Dabei hängt daran recht viel – die Einteilung der Weltzeitalter in der Antroposophie beispielsweise. Einer, der sich nachvollziehbar intensiv mit der Frage beschäftigte, war Tycho de Brahe, der eigentlich die sogenannte Trepidation widerlegen wollte, die Idee, daß die Erdachse nicht rotiere, sondern pendle. So absurd diese Idee heute unseren Ohren klingen mag, müssen wir anerkennen, daß Theon von Alexandria im 4. Jahrhundert p. Chr. andere Quellen und Aufzeichnungen aus tausenden von Jahren aus der berühmten Bibliothek von Alexandria zur Verfügung hatte, bevor sie mutwillig zerstört wurde. Und auch Herodot gibt einen eigenartigen Hinweis aus Ägypten:
Sonnenaufgang « Markus Termin – Astrologisches Stundenbuch
„The Great Library of Alexandria“, O. Von Corven
Tatsächlich verschiebt sich der Frühlingspunkt nicht – das ist ja per Definition ausgeschlossen – sondern der Hintergrund des Sternenhimmels verschiebt sich gegen den Frühlingspunkt. Und das tut er auch nicht rückläufig, der Fixsternhimmel, sondern direktläufig. Deswegen steht heute Regulus nicht mehr im Zeichen Löwe, sondern auch im astronomischen System im Abschnitt Jungfrau. Geschieht das aber wegen des „Eierns“ der Erdachse? Und wie ließe sich das beweisen? Der Astronom und Mathematiker Karl-Heinz Homann kommt zu einem anderen Ergebnis. Er hat Jahre damit verbracht, das siderische (an den Fixsternen orientierte) mit dem tropischen Jahr (an der Sonne orientiert) zu vergleichen. Er schreibt:
„Any time-delay in a planet’s rotation period with respect to the inertial system of the fixed stars due to a precessional motion of the planet’s axis, can never have any influence on the planet’s actual revolution period around its sun. Completely contradictory to this statement is therefore the assertion about the time period of the so-called true sidereal year, which only appears to exist in the supposition that a precession of the Earth exists. But this would mean that the time interval for each consecutive revolution period of the Earth around the sun with respect to the position of the fixed stars should be about 20 minutes longer than the tropical year (the absolute physical measurement standard for time).
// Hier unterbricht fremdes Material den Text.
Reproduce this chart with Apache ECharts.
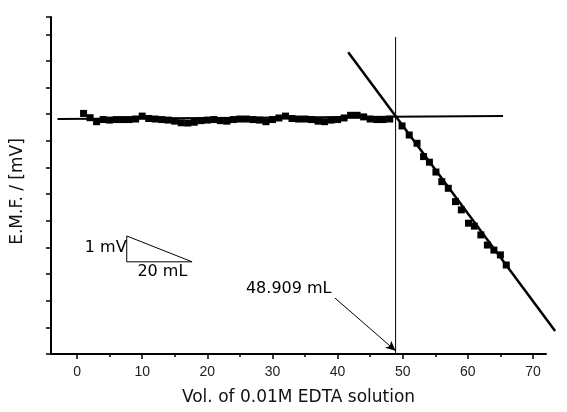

This is in reality not the case.„
Homann on Precession-Time Paradox
Was würde das nun für die Astrologie bedeuten, wenn es tatsächlich keine Präzession gäbe? Sicherlich dürfen wir hier schmerzlich die „Trennung“ von der Astronomie bedauern – denn ob es stimmt, oder nicht, wäre nur durch ein astronomisches Projekt zu klären, das Homanns Berechnungen überprüft. Hier wie andernorts besteht nämlich – ganz entgegen dem Vertrauen, das völlig unbegründet der Wissenschaft entgegengebracht wird – die Tendenz jahrhundertelang voneinander abzuschreiben, ohne selbst die Dinge gewissenhaft zu prüfen. Astronomen sind heute nicht selten Fachbereichsverwalter, manche brüsten sich damit, im Leben noch durch kein Teleskop geschaut zu haben.
Die Astrologie der alten Zeit – das dürfen wir immerhin vermerken – hat einen barocken Einschlag – egal ob im Westen, bei den Maya oder Chinesen: immer geht es darum, die Welt als klar geordnetes System zu begreifen, in der Vorgänge berechenbar ablaufen. Wie nun, wenn dies so nicht der Fall wäre? Und merkwürdig im wahrsten Sinne des Wortes, daß aus diesem alten System der Zeiten-Beobachtung sich etwas gleichsam destilliert hat, das aus dem Allgemeinen etwas ins Persönliche, Individuelle verschoben hat – und dieses ist nun exakt, genau!
Wie, als wäre es gerade das Instrument, welches der Mensch braucht, um aus dem kollektiven Bewußtsein in ein ganz und gar individuelles überzutreten.
Und – wie immer! – mehr dazu dieser Tage.
Mit freundlichen Grüßen,
Markus
* Sehr profund von Dieter Koch in „Kritik der Astrologischen Vernunft“.